§ Task to complete
Below are the records; collect from them each line containing the string "with".

§ Records supplied
--- BEGIN ---

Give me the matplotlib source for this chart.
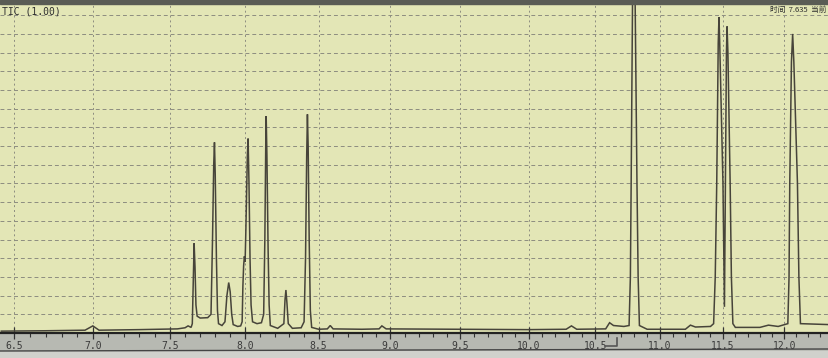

--- END ---
--- BEGIN ---

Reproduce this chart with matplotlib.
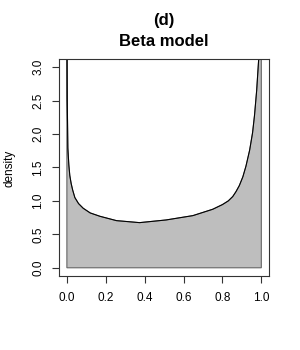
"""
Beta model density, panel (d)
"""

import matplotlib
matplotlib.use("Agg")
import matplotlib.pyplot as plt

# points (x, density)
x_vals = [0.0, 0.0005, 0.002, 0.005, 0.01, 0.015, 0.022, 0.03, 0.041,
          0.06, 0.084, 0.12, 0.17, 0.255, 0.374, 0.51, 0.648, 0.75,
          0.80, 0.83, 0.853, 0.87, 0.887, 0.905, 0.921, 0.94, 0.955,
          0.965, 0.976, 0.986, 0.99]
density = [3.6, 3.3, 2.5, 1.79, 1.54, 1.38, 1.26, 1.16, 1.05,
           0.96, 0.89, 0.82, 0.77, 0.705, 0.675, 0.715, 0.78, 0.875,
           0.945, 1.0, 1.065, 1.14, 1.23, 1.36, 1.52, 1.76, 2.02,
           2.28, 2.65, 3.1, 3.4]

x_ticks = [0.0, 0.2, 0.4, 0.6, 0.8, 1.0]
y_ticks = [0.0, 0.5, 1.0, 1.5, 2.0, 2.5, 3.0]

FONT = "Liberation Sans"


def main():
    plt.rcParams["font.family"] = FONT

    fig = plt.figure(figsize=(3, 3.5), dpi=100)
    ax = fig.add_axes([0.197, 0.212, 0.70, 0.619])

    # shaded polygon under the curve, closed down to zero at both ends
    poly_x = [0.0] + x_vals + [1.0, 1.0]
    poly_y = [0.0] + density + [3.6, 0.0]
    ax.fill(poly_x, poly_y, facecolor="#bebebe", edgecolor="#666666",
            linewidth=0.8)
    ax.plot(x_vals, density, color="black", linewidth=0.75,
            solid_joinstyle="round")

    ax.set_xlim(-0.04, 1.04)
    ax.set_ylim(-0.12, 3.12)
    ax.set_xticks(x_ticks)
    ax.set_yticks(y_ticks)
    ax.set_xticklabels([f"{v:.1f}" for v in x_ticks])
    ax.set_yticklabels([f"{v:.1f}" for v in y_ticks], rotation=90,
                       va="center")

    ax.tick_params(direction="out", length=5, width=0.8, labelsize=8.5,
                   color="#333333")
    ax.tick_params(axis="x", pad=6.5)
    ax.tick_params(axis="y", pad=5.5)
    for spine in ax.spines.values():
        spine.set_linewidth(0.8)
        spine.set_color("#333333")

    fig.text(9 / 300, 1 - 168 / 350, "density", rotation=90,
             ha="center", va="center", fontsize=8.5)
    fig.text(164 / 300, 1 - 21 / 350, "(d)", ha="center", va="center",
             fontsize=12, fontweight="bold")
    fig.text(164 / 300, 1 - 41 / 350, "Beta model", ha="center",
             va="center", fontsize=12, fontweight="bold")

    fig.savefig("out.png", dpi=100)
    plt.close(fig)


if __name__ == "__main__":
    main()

--- END ---
--- BEGIN ---

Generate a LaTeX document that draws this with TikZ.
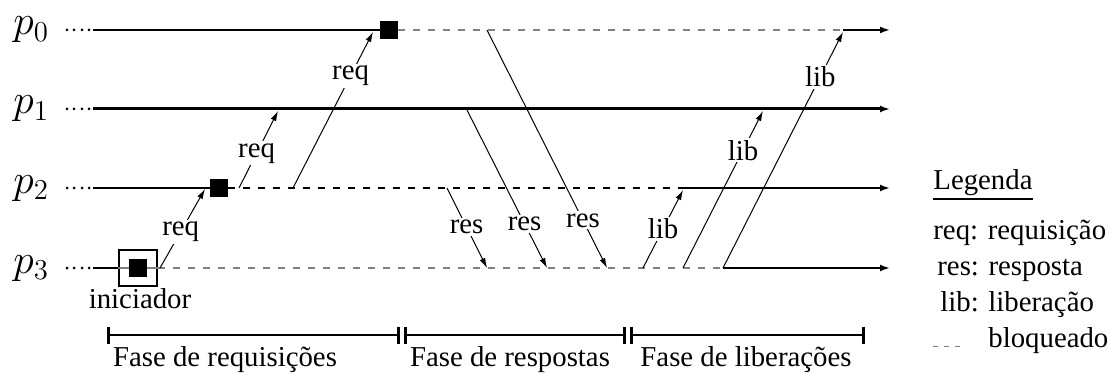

--- END ---

§ The reply
Reproduce this chart with matplotlib.
Generate a LaTeX document that draws this with TikZ.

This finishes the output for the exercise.